--- BEGIN INFORMATION SUPPLIED ---
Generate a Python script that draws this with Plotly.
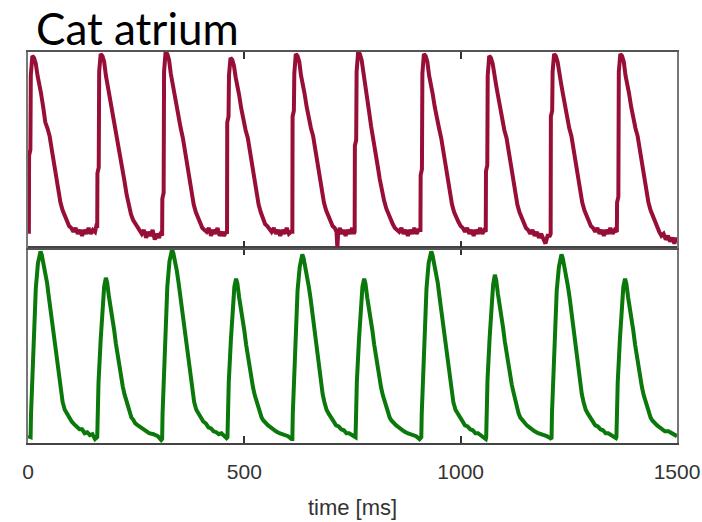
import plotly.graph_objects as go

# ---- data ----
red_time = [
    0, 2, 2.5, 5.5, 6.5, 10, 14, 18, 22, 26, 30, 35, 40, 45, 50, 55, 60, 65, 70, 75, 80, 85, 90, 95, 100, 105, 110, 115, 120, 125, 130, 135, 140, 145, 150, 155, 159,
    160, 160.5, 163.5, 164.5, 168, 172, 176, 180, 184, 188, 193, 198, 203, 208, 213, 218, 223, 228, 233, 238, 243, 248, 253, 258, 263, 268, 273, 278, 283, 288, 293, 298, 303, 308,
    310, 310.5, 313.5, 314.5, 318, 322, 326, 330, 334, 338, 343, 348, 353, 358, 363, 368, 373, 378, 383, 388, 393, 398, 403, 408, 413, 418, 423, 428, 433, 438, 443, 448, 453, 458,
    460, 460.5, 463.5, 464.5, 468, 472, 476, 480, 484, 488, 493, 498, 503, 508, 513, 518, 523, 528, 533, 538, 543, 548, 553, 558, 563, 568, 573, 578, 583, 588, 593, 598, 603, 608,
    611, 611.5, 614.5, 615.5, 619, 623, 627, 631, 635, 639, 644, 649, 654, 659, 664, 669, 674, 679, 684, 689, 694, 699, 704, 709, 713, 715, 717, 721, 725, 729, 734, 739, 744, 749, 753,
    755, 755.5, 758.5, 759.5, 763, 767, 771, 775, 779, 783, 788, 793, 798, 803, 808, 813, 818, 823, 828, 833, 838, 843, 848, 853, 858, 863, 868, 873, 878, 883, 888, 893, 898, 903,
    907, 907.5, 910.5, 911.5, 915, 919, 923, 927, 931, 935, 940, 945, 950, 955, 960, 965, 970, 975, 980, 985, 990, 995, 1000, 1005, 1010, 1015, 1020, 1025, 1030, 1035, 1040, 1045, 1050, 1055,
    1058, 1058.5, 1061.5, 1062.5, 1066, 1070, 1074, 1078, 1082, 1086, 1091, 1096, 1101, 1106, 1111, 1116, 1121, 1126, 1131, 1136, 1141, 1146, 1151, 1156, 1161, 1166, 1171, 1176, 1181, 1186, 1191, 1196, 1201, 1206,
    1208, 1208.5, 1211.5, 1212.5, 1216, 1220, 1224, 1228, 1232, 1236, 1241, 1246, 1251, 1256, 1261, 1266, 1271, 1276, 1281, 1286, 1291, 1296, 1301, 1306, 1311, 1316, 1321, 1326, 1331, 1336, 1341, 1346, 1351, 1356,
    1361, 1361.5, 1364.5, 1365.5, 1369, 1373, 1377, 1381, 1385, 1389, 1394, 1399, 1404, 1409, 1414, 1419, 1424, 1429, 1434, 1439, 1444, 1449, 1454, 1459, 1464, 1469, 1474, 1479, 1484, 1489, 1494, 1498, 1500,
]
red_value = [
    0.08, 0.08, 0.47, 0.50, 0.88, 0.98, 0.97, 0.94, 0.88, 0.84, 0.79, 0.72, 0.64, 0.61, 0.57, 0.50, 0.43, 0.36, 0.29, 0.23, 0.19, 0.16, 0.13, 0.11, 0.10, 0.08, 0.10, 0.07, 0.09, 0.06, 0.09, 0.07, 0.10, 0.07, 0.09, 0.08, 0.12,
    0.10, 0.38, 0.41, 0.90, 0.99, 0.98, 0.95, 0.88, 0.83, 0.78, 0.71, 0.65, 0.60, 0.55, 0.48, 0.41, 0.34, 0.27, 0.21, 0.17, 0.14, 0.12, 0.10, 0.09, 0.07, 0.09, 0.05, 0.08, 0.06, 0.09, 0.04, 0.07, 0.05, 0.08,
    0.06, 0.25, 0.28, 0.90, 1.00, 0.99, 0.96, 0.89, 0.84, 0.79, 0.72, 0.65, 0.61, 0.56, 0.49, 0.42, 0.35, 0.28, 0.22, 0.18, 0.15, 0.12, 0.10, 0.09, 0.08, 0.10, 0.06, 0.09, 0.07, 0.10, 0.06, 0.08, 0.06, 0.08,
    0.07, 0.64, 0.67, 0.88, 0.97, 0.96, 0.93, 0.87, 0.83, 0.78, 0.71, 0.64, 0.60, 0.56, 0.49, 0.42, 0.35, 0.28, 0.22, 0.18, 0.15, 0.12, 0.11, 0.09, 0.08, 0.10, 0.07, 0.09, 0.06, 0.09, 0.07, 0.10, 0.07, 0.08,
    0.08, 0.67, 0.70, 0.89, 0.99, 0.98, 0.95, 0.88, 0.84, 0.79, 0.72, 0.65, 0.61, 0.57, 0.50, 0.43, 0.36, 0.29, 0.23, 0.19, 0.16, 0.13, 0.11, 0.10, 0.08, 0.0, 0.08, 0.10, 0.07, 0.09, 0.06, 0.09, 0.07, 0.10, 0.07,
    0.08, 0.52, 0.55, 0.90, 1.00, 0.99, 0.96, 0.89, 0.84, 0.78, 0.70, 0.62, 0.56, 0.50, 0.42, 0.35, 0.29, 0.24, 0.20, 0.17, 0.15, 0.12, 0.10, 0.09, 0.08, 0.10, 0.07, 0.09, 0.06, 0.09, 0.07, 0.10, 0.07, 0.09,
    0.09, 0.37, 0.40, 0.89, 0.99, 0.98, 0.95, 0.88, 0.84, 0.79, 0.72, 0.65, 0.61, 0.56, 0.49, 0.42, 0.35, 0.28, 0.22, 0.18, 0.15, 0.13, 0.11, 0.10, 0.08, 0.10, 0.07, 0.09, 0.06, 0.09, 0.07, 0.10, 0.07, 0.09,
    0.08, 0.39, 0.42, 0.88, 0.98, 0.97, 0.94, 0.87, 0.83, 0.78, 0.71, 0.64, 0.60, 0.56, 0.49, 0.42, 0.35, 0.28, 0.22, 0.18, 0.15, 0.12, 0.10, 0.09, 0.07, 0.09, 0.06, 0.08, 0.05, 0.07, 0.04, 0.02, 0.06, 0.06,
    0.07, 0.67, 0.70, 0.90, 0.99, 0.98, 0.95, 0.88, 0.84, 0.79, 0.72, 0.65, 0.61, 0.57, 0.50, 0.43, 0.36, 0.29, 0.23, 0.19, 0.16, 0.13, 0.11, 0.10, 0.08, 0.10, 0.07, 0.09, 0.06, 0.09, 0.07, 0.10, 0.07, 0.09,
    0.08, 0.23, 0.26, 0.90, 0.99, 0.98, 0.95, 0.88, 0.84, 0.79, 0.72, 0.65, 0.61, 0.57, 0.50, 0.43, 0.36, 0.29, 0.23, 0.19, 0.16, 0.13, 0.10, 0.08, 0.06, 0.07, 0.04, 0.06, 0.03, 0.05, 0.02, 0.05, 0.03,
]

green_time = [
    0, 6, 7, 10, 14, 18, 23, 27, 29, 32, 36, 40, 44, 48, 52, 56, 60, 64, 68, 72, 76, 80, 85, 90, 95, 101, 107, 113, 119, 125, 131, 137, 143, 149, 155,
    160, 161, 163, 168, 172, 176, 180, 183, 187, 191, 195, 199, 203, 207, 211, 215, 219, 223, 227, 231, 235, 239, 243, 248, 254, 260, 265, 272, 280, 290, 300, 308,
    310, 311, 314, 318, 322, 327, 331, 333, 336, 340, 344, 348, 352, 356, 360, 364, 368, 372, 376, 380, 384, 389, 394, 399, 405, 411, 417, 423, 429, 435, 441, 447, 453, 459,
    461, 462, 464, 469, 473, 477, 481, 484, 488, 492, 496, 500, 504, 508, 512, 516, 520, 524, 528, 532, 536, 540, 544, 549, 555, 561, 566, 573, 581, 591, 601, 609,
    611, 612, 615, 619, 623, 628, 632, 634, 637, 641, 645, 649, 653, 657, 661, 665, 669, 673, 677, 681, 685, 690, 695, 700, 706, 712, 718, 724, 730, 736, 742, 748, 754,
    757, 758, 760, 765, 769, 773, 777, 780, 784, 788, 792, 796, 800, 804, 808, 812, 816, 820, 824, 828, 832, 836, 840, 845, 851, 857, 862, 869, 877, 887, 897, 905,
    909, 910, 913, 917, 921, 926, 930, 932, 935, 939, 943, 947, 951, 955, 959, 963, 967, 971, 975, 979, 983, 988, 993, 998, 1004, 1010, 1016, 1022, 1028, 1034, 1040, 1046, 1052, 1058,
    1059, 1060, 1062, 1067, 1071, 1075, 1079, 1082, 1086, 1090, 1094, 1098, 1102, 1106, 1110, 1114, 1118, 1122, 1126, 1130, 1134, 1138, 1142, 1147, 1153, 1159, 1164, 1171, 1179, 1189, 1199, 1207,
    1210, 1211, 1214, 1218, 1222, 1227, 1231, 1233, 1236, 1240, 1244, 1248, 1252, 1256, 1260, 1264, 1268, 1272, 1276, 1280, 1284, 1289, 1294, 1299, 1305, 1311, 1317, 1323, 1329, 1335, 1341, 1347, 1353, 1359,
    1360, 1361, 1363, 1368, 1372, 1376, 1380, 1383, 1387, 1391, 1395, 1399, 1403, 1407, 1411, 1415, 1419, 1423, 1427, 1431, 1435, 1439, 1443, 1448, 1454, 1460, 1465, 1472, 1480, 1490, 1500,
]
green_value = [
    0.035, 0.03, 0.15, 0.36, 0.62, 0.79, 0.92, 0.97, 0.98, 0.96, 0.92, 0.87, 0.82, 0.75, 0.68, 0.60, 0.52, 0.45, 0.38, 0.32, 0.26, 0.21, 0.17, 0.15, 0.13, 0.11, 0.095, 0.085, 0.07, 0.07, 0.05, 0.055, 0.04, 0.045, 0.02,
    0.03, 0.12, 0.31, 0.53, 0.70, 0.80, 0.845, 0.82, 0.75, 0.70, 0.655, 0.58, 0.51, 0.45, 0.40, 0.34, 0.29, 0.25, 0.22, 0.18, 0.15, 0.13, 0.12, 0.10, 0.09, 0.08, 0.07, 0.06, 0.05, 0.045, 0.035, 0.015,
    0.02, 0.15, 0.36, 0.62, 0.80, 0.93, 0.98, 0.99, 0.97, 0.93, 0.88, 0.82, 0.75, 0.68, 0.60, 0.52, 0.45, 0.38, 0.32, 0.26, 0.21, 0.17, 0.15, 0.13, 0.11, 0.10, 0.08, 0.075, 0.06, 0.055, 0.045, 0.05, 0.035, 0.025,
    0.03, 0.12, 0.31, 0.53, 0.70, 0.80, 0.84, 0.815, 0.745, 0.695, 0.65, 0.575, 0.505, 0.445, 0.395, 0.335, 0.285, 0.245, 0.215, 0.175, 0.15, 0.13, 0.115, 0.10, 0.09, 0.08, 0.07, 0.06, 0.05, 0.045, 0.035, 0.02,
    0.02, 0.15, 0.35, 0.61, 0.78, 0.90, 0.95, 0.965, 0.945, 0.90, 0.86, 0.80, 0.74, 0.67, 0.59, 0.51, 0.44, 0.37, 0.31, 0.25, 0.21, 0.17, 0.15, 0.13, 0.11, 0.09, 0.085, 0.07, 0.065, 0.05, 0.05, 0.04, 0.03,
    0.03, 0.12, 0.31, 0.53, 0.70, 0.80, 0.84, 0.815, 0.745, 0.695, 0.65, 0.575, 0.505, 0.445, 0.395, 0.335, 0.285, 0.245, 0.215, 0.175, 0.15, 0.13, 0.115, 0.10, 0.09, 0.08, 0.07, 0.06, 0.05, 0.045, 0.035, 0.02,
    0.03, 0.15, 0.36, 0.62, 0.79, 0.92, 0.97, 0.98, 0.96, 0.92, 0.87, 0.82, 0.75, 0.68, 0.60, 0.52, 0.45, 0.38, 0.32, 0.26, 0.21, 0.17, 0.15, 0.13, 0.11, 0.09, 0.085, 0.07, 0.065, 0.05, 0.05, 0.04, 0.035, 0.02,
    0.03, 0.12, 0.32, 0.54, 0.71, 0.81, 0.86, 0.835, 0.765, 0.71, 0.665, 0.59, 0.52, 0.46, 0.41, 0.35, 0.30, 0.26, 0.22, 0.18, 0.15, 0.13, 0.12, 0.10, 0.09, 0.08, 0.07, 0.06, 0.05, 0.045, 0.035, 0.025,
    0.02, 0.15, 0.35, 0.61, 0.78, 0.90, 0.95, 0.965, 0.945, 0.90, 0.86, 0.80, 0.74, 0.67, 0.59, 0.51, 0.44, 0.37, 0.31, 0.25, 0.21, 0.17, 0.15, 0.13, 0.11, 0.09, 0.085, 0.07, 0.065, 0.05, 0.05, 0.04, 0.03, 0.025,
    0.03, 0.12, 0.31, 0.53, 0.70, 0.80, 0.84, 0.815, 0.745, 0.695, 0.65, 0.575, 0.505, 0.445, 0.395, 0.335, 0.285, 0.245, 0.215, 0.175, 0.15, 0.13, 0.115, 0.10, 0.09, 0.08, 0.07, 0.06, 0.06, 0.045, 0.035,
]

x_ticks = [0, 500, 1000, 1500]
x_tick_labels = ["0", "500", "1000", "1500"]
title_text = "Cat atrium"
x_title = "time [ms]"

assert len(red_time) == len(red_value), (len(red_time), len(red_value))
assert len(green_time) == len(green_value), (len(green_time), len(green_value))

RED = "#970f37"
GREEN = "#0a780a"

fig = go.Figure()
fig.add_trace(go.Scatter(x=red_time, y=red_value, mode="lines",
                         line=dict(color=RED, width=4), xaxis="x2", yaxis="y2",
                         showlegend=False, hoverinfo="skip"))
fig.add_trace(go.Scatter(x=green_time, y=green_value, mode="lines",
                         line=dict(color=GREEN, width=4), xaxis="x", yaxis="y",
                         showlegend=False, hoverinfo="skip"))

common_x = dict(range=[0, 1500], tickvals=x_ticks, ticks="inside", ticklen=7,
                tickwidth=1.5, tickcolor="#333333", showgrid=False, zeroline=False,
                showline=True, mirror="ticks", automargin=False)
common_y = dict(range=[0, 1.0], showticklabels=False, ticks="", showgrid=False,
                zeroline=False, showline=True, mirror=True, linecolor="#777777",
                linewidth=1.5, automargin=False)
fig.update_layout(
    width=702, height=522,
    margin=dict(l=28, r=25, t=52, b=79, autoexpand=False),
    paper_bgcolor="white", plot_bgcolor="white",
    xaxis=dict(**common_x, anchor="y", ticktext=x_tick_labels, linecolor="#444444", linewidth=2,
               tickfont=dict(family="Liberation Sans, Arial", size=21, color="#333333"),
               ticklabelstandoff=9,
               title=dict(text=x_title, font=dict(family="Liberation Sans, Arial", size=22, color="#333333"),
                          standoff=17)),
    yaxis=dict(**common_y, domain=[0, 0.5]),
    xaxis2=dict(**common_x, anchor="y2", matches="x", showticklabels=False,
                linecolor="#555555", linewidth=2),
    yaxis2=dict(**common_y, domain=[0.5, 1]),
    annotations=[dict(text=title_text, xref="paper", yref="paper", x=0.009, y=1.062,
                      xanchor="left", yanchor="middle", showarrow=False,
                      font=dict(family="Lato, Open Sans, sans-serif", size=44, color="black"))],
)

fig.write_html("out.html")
--- END INFORMATION SUPPLIED ---
■ **EXERCISE BRIEF**:
Begin at the top of the material above and output each line exactly, stopping after the line that holds "import plotly.graph_objects as go". Leave out pictures.

■ **OUTPUT OF THE TASK**:
Generate a Python script that draws this with Plotly.
import plotly.graph_objects as go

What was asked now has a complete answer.